─── Data listing ───
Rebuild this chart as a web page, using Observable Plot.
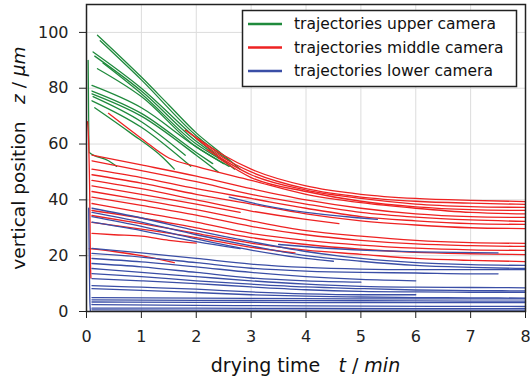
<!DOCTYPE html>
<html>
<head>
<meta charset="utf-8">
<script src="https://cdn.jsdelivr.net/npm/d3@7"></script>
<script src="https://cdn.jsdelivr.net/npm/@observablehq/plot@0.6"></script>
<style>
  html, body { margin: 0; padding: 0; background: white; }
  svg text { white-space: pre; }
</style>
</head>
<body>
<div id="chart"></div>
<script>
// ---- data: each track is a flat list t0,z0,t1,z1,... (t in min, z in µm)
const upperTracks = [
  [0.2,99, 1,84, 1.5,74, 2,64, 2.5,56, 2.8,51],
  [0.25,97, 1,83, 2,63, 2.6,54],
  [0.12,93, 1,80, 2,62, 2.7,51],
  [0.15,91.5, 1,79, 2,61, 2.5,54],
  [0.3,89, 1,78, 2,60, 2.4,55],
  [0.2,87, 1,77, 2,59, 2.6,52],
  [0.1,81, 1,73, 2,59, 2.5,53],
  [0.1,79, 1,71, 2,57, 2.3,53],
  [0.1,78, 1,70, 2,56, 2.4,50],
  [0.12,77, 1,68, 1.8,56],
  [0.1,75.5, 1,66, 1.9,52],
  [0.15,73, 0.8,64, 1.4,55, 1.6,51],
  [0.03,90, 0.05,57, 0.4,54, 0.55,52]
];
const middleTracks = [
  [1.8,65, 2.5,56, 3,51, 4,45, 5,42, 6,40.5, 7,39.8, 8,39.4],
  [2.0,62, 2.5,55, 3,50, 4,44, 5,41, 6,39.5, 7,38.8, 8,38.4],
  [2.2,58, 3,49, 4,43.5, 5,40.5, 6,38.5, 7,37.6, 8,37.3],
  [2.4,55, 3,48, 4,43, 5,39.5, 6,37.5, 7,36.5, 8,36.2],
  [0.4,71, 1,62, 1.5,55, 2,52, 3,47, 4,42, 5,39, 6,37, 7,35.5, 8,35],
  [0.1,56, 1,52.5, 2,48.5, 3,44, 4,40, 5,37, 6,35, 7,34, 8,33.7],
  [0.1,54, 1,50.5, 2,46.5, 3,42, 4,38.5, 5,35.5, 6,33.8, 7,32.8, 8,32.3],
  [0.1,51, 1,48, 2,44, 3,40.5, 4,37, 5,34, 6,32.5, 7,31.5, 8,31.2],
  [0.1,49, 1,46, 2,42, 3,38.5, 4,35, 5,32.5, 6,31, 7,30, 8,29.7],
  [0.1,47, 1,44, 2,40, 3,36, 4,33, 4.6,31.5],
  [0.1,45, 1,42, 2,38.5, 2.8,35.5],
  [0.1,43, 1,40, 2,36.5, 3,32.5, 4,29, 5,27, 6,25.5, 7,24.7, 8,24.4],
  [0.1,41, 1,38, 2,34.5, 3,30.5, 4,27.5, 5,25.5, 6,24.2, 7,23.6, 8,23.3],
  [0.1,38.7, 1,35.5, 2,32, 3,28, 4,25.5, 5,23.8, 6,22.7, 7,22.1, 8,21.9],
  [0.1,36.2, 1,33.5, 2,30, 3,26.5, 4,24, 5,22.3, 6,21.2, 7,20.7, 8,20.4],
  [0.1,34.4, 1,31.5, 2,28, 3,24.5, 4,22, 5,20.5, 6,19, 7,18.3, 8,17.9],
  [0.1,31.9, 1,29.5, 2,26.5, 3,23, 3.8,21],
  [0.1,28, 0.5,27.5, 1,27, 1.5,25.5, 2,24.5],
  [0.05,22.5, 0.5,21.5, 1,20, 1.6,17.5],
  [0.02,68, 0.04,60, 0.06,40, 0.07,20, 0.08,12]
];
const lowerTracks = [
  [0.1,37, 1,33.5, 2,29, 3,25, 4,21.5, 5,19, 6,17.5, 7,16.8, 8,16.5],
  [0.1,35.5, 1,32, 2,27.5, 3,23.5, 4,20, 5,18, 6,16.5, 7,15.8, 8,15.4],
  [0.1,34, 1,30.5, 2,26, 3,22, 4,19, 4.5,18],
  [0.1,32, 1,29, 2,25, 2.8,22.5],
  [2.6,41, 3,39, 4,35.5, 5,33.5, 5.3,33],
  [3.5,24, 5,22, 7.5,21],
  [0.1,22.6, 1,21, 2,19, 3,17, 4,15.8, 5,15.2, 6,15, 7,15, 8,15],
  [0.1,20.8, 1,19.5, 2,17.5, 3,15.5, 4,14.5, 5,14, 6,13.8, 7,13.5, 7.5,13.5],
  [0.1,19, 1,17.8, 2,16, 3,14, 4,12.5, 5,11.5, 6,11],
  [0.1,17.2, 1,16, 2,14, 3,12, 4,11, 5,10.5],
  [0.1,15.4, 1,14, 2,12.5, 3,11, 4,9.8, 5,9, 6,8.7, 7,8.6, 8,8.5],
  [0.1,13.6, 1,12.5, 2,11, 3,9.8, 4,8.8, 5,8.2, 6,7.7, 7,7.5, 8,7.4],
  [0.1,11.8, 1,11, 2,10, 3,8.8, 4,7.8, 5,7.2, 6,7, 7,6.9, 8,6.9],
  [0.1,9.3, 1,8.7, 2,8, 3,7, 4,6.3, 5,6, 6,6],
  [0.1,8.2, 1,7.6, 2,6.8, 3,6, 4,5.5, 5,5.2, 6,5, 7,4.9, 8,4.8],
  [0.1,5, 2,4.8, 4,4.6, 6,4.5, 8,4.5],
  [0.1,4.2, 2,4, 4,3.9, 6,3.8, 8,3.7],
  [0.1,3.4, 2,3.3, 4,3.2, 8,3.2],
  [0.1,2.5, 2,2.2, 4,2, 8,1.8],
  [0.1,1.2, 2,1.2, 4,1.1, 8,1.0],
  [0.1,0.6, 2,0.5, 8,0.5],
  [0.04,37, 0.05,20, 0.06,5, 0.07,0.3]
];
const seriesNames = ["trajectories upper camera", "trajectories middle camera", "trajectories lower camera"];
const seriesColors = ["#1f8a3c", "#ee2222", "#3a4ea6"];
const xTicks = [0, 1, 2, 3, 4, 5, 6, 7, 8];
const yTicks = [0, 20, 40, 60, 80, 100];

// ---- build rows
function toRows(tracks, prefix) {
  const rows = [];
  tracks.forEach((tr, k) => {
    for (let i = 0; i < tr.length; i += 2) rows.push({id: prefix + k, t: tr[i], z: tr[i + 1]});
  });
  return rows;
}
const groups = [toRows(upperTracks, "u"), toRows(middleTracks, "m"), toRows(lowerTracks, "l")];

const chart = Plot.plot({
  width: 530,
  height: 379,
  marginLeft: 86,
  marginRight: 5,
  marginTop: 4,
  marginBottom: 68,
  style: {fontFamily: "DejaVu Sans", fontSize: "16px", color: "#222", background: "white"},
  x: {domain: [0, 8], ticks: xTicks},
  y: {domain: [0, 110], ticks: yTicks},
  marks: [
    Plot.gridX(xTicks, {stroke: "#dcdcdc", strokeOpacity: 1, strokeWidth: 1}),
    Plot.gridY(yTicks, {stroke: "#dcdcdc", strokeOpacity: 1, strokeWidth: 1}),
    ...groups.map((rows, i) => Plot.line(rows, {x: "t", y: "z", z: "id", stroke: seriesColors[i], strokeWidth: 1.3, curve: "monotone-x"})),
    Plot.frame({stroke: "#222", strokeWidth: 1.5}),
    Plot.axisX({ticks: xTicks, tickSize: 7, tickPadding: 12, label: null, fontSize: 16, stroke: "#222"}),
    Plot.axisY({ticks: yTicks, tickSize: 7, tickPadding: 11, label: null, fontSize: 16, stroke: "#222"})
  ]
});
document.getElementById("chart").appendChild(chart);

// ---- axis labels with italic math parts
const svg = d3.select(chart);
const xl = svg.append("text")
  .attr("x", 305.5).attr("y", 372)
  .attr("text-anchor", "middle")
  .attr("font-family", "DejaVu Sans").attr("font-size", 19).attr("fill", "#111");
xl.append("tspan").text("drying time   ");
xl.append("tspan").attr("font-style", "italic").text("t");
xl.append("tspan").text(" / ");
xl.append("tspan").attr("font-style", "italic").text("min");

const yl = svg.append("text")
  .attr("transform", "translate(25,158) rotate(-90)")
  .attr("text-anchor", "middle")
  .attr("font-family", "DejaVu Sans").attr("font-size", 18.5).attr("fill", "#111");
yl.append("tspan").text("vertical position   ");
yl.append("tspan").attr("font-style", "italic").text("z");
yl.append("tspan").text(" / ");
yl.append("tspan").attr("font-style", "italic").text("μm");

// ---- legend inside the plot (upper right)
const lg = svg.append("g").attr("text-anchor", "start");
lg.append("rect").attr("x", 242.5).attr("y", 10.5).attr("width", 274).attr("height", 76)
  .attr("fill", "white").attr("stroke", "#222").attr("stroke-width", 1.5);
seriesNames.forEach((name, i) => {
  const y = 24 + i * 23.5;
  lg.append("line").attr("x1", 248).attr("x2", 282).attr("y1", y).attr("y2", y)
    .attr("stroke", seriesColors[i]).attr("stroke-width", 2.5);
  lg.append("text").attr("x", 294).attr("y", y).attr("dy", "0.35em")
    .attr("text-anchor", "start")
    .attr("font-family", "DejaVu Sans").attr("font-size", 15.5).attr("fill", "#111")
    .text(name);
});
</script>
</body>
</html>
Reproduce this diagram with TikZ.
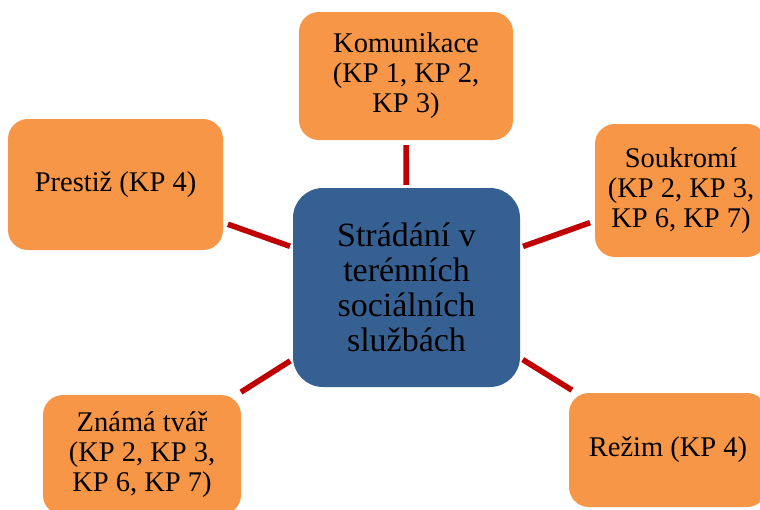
───
- _Written task_: Search the material above for "chart". Pull out each line where it shows up.

- _Response to the task_:
Rebuild this chart as a web page, using Observable Plot.
<div id="chart"></div>
const chart = Plot.plot({
document.getElementById("chart").appendChild(chart);
const svg = d3.select(chart);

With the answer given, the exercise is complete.